The Prince Rupert City Council held the last of its five public meetings to explore various aspects of constructing new buildings for the Prince Rupert RCMP and Fire Department.
Monday’s meeting focused on possible locations for the proposed building or buildings.
Any location would need to be fairly central with access to main roads to allow for quick response times from both services. It would also need to be big enough to fit the improved – and bigger – buildings, without being too expensive for the city to purchase and develop, and meet the RCMP’s security requirements.
It’s a tall order, but the City and the architectural firm helping them with the preplanning phase, KMBR Architects and Planning, have looked at four different possibilities for where either a new police building, fire hall or joint-use building could be located.
The first option is using either or both properties on the intersection of McBride Street and 6th Avenue, which are the Moose Tot Park and the public tennis courts are currently located.
This was the most seriously considered option at Monday’s meeting and it is the option favoured by both RCMP Inspector Bob Kilbery and Fire Chief Dave MacKenzie.
“It doesn’t differ much from where we are now, its right across the street. When we talk about the lay of the land, the security aspects, accessibility to the main arterial roads, and accessibility for the public to our building, it meets all the criteria we are looking for,” says Inspector Kilbery.
“I agree with the Site 1 option. Our only concern is pulling [firetrucks] out onto McBride Street or 6th Avenue. We have a blind hill coming up McBride, we’d need some emergency traffic lights to stop traffic like other communities have,” says Chief MacKenzie.
There are a number of advantages to this location.
The tennis courts would take the least amount of work to develop. When they were built in 1997 the property was excavated to the bedrock and backfilled with good materials. This saves the City the trouble of doing that if they want to put a building on it. It would still have to be done to the tot park though.
The location also allows for easily hooking up new buildings to utilities, many of which run underneath McBride Street. And since the City owns both these pieces of property, they City wouldn’t need to spend money on buying property.
There are some downsides though. The most obvious is that it would mean taking away well-used recreation areas in a city where such things are rare, at least temporarily.

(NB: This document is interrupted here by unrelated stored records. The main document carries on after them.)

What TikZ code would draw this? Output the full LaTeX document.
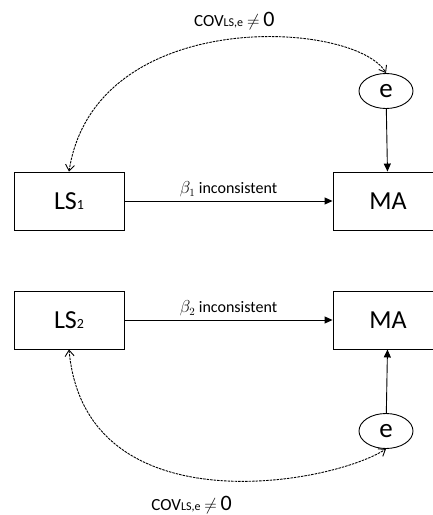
\documentclass[tikz,border=0pt]{standalone}
\usepackage{fontspec}
\setmainfont{Carlito}
\usetikzlibrary{shapes,arrows.meta}
\newcommand{\obsbox}[4]{\node[draw,rectangle,line width=0.9pt,minimum width=110pt,minimum height=58pt,font=\fontsize{26}{26}\selectfont] (#1) at (#2,#3) {#4};}
\newcommand{\errterm}[3]{\node[draw,ellipse,line width=0.9pt,minimum width=54pt,minimum height=35pt,inner sep=0pt,font=\fontsize{27}{27}\selectfont] (#1) at (#2,#3) {e};}
\newcommand{\regpath}[3]{\draw[line width=0.9pt,-{Triangle[length=8pt,width=7pt]}] (#1) -- node[midway,above,font=\fontsize{16}{16}\selectfont] {#3} (#2);}
\newcommand{\covtext}{COV{\fontsize{12}{12}\selectfont LS,e} $\neq$ {\fontsize{22}{22}\selectfont 0}}
\newcommand{\digsub}[1]{{\fontsize{14}{14}\selectfont #1}}

\begin{document}
\begin{tikzpicture}[x=1pt,y=-1pt]
    \useasboundingbox (0,0) rectangle (432,515);
    % upper model
    \obsbox{LS1}{69}{201}{LS\digsub{1}}    \obsbox{MA1}{388}{201}{MA}
    \errterm{e1}{386}{91}
    \regpath{LS1}{MA1}{$\beta_1$ inconsistent}
    \draw[line width=0.9pt,-{Triangle[length=8pt,width=7pt]}] (e1) -- (MA1);
    \draw[line width=0.9pt,dash pattern=on 2.5pt off 1pt,{Straight Barb[length=6pt,width=9pt]}-{Straight Barb[length=6pt,width=9pt]}]
        (LS1.north) .. controls (95,5) and (355,20) .. node[pos=0.52,above=5pt,font=\fontsize{17}{17}\selectfont] {\covtext} (e1.north);
    % lower model
    \obsbox{LS2}{69}{320}{LS\digsub{2}}    \obsbox{MA2}{388}{320}{MA}
    \errterm{e2}{386}{431}
    \regpath{LS2}{MA2}{$\beta_2$ inconsistent}
    \draw[line width=0.9pt,-{Triangle[length=8pt,width=7pt]}] (e2) -- (MA2);
    \draw[line width=0.9pt,dash pattern=on 2.5pt off 1pt,{Straight Barb[length=6pt,width=9pt]}-{Straight Barb[length=6pt,width=9pt]}]
        (LS2.south) .. controls (85,528) and (330,485) .. node[pos=0.45,below=16pt,font=\fontsize{17}{17}\selectfont] {\covtext} (e2.south);
\end{tikzpicture}
\end{document}
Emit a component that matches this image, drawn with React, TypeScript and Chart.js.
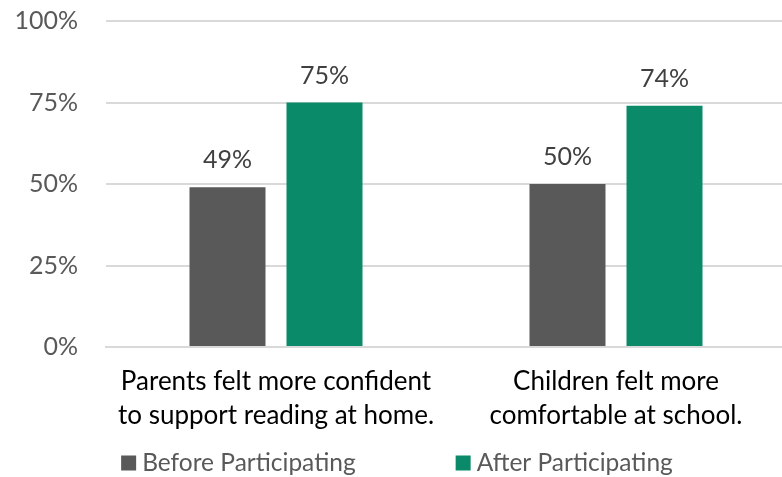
import React, { useEffect, useRef } from "react";
import { Chart, registerables } from "chart.js";

Chart.register(...registerables);

const categories: string[][] = [
  ["Parents felt more confident", "to support reading at home."],
  ["Children felt more", "comfortable at school."],
];
const seriesNames = ["Before Participating", "After Participating"];
const beforeValues = [49, 50];
const afterValues = [75, 74];
const yTicks = [0, 25, 50, 75, 100];

const FONT = "Lato, 'Open Sans', sans-serif";

const dataLabelPlugin = {
  id: "dataLabels",
  afterDatasetsDraw(chart: any) {
    const ctx = chart.ctx;
    ctx.save();
    ctx.font = `25px ${FONT}`;
    ctx.fillStyle = "#404040";
    ctx.textAlign = "center";
    ctx.textBaseline = "middle";
    chart.data.datasets.forEach((ds: any, i: number) => {
      const meta = chart.getDatasetMeta(i);
      meta.data.forEach((bar: any, j: number) => {
        ctx.fillText(`${ds.data[j]}%`, bar.x, bar.y - 27);
      });
    });
    ctx.restore();
  },
};

const legendPlugin = {
  id: "customLegend",
  afterDraw(chart: any) {
    const ctx = chart.ctx;
    ctx.save();
    ctx.font = `24.5px ${FONT}`;
    ctx.textBaseline = "middle";
    ctx.textAlign = "left";
    const box = 15;
    const boxGap = 6;
    const itemGap = 100;
    const items = chart.data.datasets.map((ds: any) => ({
      label: ds.label,
      color: ds.backgroundColor,
      w: box + boxGap + ctx.measureText(ds.label).width,
    }));
    const total = items.reduce((s: number, it: any) => s + it.w, 0) + itemGap * (items.length - 1);
    let x = 397 - total / 2;
    const y = 463;
    items.forEach((it: any) => {
      ctx.fillStyle = it.color;
      ctx.fillRect(x, y - box / 2, box, box);
      ctx.fillStyle = "#595959";
      ctx.fillText(it.label, x + box + boxGap, y);
      x += it.w + itemGap;
    });
    ctx.restore();
  },
};

export default function App() {
  const ref = useRef<HTMLCanvasElement | null>(null);
  useEffect(() => {
    document.body.style.margin = "0";
    const chart = new Chart(ref.current as HTMLCanvasElement, {
      type: "bar",
      data: {
        labels: categories,
        datasets: [
          { label: seriesNames[0], data: beforeValues, backgroundColor: "#595959" },
          { label: seriesNames[1], data: afterValues, backgroundColor: "#0b8a6a" },
        ],
      },
      options: {
        animation: false,
        responsive: false,
        layout: { padding: { top: 21, left: 0, right: 0, bottom: 0 } },
        datasets: { bar: { categoryPercentage: 0.5706, barPercentage: 0.7835 } },
        plugins: { legend: { display: false }, tooltip: { enabled: false } },
        scales: {
          x: {
            grid: { display: false, drawTicks: false },
            border: { display: true, color: "#d9d9d9", width: 2 },
            ticks: {
              color: "#000000",
              font: { family: FONT, size: 26, lineHeight: 1.3 },
              padding: 18,
              maxRotation: 0,
            },
            afterFit(scale: any) {
              scale.height = 130;
              scale.paddingLeft = 0;
              scale.paddingRight = 0;
            },
          },
          y: {
            min: 0,
            max: 100,
            afterBuildTicks(scale: any) {
              scale.ticks = yTicks.map((v) => ({ value: v }));
            },
            grid: { color: "#d9d9d9", lineWidth: 2, drawTicks: false },
            border: { display: false },
            ticks: {
              color: "#595959",
              font: { family: FONT, size: 25 },
              padding: 28,
              callback: (v: any) => `${v}%`,
            },
            afterFit(scale: any) {
              scale.width = 106;
              scale.paddingTop = 0;
              scale.paddingBottom = 0;
            },
          },
        },
      },
      plugins: [dataLabelPlugin, legendPlugin],
    });
    return () => chart.destroy();
  }, []);
  return (
    <div style={{ width: 782, height: 477, overflow: "hidden", position: "relative", background: "#fff" }}>
      <canvas ref={ref} width={786} height={477} style={{ position: "absolute", left: 0, top: 0 }} />
    </div>
  );
}
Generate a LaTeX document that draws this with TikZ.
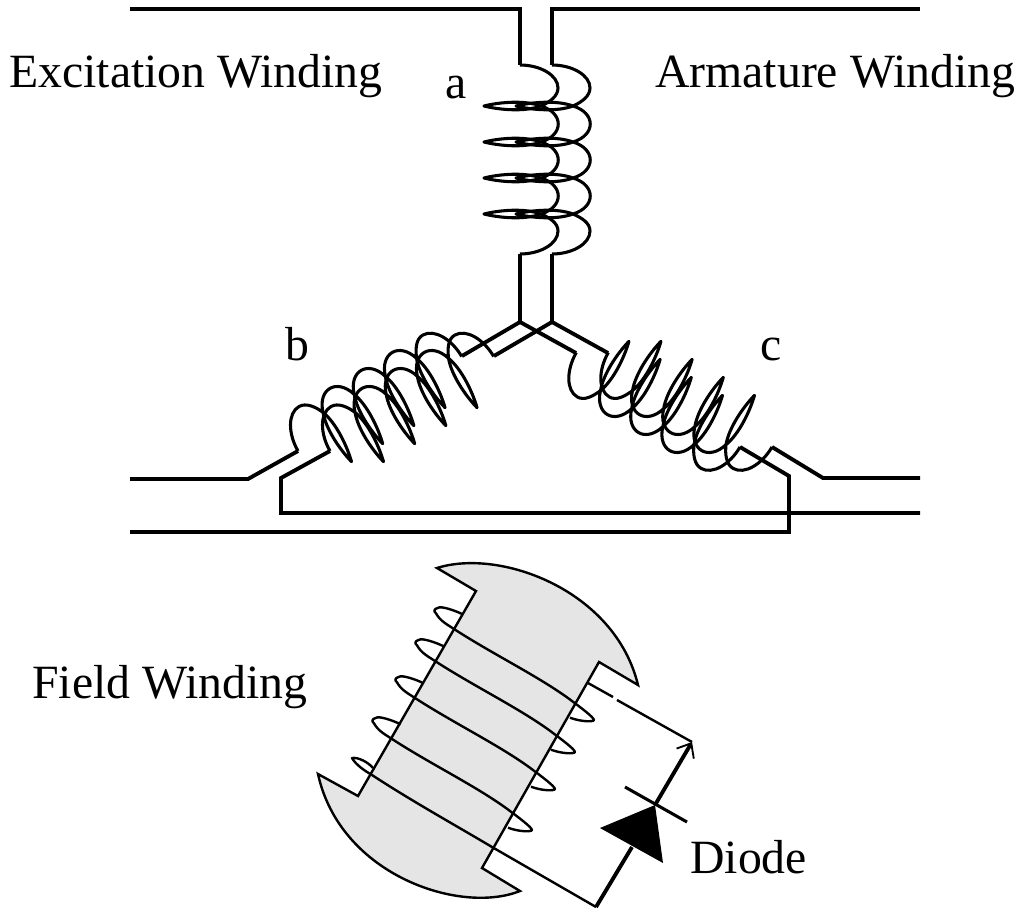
\documentclass[tikz,border=0pt]{standalone}
\usepackage{fontspec}
\setmainfont{Liberation Serif}
\usetikzlibrary{arrows.meta}

\tikzset{
  wire/.style = {line width = 2.9pt, line join = miter},
  coilwire/.style = {line width = 2.3pt, line join = round},
  thinwire/.style = {line width = 1.8pt, line join = round},
  textlabel/.style = {anchor = base west, inner sep = 0pt, font = \fontsize{35.8}{40}\selectfont}
}
\definecolor{rotorgray}{HTML}{E5E5E5}

% one winding, drawn from its start point
\newcommand{\coil}[2]{
\draw[coilwire, shift = {#1}, rotate = #2] (0,0) .. controls (20,0) and (38,10) .. (38,23) .. controls (38,31) and (30,37) .. (21,41)
  \foreach \row in {41,77,113} {
    .. controls (5,\row-6) and (-20,\row-4) .. (-36,\row) .. controls (-20,\row+4) and (5,\row+6) .. (21,\row)
    .. controls (44,\row+7) and (44,\row+29) .. (21,\row+36)
  }
  .. controls (5,143) and (-20,145) .. (-36,149) .. controls (-20,153) and (5,155) .. (21,149)
  .. controls (30,153) and (38,158) .. (38,166) .. controls (38,179) and (20,189) .. (0,189);
}

\begin{document}
\begin{tikzpicture}[x = .75pt, y = -.75pt]
\useasboundingbox (0,0) rectangle (1024,921);

\coordinate (topl) at (520,9);
\coordinate (topr) at (552,9);
\coordinate (stara) at (520,322);
\coordinate (starb) at (552,322);

% stator
\draw[wire] (130,9) -- (topl) -- (520,65);
\draw[wire] (920,9) -- (topr) -- (552,65);
\coil{(520,65)}{0}
\coil{(552,65)}{0}
\draw[wire] (520,254) -- (stara);
\draw[wire] (552,254) -- (starb);

\coil{(298,451)}{120}
\coil{(330,451)}{120}
\draw[wire] (130,479) -- (248,479) -- (298,451);
\draw[wire] (920,513) -- (281,513) -- (281,478) -- (330,451);
\draw[wire] (462,356) -- (stara);
\draw[wire] (494,356) -- (starb);

\coil{(740,447)}{-120}
\coil{(772,447)}{-120}
\draw[wire] (920,478) -- (823,478) -- (772,447);
\draw[wire] (130,532) -- (789,532) -- (789,476) -- (740,447);
\draw[wire] (576,353) -- (stara);
\draw[wire] (608,353) -- (starb);

% rotor
\filldraw[fill = rotorgray, line width = 1.8pt, line join = miter] (437,568) -- (476,591) -- (358,796) -- (318,774)
  .. controls (340,875) and (460,915) .. (520,891) -- (482,868) -- (599,662) -- (638,685)
  .. controls (615,590) and (500,548) .. cycle;
\foreach \fx/\fy in {454/629, 435/661, 415/698, 392/739} {
  \draw[thinwire, shift = {(\fx,\fy)}] (8.7,-14.7) .. controls (0,-19) and (-13,-23) .. (-15.7,-21.3) .. controls (-21,-20) and (-20,-17) .. (-18,-15.7) .. controls (-14,-8) and (-6,-4) .. (0,0)
    .. controls (40,26) and (90,50) .. (121,74.3) .. controls (130,81) and (143,91) .. (139.3,91.7) .. controls (135,93) and (125,92) .. (116,88.7);
}

% diode loop
\coordinate (bend) at (596,907);
\coordinate (anode) at (632,847);
\coordinate (cathode) at (655,805);
\coordinate (corner) at (692,742);
\draw[thinwire] (373,768) .. controls (368,762) and (358,757) .. (352,758) .. controls (356,765) and (365,771) .. (372,775)
  .. controls (410,800) and (455,825) .. (492,847) -- (bend);
\draw[wire] (bend) -- (anode);
\fill (600,828) -- (cathode) -- (663,863) -- cycle;
\draw[coilwire] (625,787) -- (687,822);
\draw[wire, -{Straight Barb[length = 9pt, width = 15pt, line width = 1.4pt]}] (cathode) -- (corner);
\draw[thinwire] (corner) -- (617,700);
\draw[thinwire] (613,697) -- (588,683);

\node[textlabel] (excitation) at (9,87) {Excitation Winding};
\node[textlabel] (armature) at (655,87) {Armature Winding};
\node[textlabel] (field) at (32,698) {Field Winding};
\node[textlabel] (diode) at (690,873) {Diode};
\node[textlabel] (a) at (445,98) {a};
\node[textlabel] (b) at (285,360) {b};
\node[textlabel] (c) at (760,360) {c};
\end{tikzpicture}
\end{document}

While there are a couple public kids’ parks in Prince Rupert, few of them are as nice or well used as the Moose Tot Park. This was not lost on councilors, who said that if they went with this option, finding a place to relocate the park or the tennis courts would have to be part of the project planning and cost estimates.
“I think we as a city need to let the community know that, and make it a promise, we will eventually replace the park,” says councilor Judy Carlick-Pearson.
Another drawback to the first option is that neither the park nor the tennis courts are big enough by themselves to have a joint-use building built on them. If they were, it would mean only replacing one recreation area, not both.
The architects suggested at the meeting that the City could approach the owners of adjacent lots, such as the Masonic Hall, about the possibility of selling. With the extra space, the lots would be big enough for a joint-use building.
The second option presented at Monday’s meeting was the lot right next to the Highliner Inn, where the Longshoremen’s Union building sits.
The pros for this location are that is plenty big enough for a joint-use building to be built, and the site is deep enough for possible underground parking.
But there is a list of problems with this site.
The City’s Public Works manager, Bill Horne, points out that this would be the most difficult and expensive property to develop. It has one of the City’s main sewer pipes running right through the middle of the property. Excavators would have to watch out for gas, water and hydro-lines running though the property as well.
This is the RCMP’s least favourite option, not because of development challenges, but because of security difficulties.
The Highliner Inn would serve as an excellent vantage point to monitor the comings-and-goings of officers at the RCMP headquarters. The RCMP doesn’t like having its buildings at the bottom of hills for exactly this reason. The RCMP is also wary of underground parking which would allow a car bomb to do much more damage to the building.
“We have some concerns about underground parking that might be required, and having a 16-story building beside you. When we’re talking from our security people’s perspective, they don’t like anything that’s taller than we are,” says Inspector Killbery.
The third option presented to council was the empty lot on the corner of Park Avenue and Biggar Place, next door to the Liquor Warehouse.
This site would be big enough for a joint-use facility to sit on and include enough space for a training yard and secure RCMP parking.
Public Works knows very little about what the condition of the site is underground. This makes it impossible to say how difficult it would be to develop, and like the second option, its not clear that the owners of the property would want to sell it.
The fourth, and last, option is on the corner of McBride Street and Second Avenue, where the Dairy Queen used to be, as well as the adjoining empty lot.
If it’s built in a big L-shape that wraps around the credit union, the lot is big enough to for a joint-use building to sit on and it also has the added bonus of actually being for sale.
The con for the site is that it’s a big pit that would either need to be filled or the design would have to include a basement. There is also a public lane with utilities running underneath to be considered.
This is the Fire Department’s least favourite option because of its location on two very busy streets. This would make getting their equipment in and out of the property difficult with so much traffic.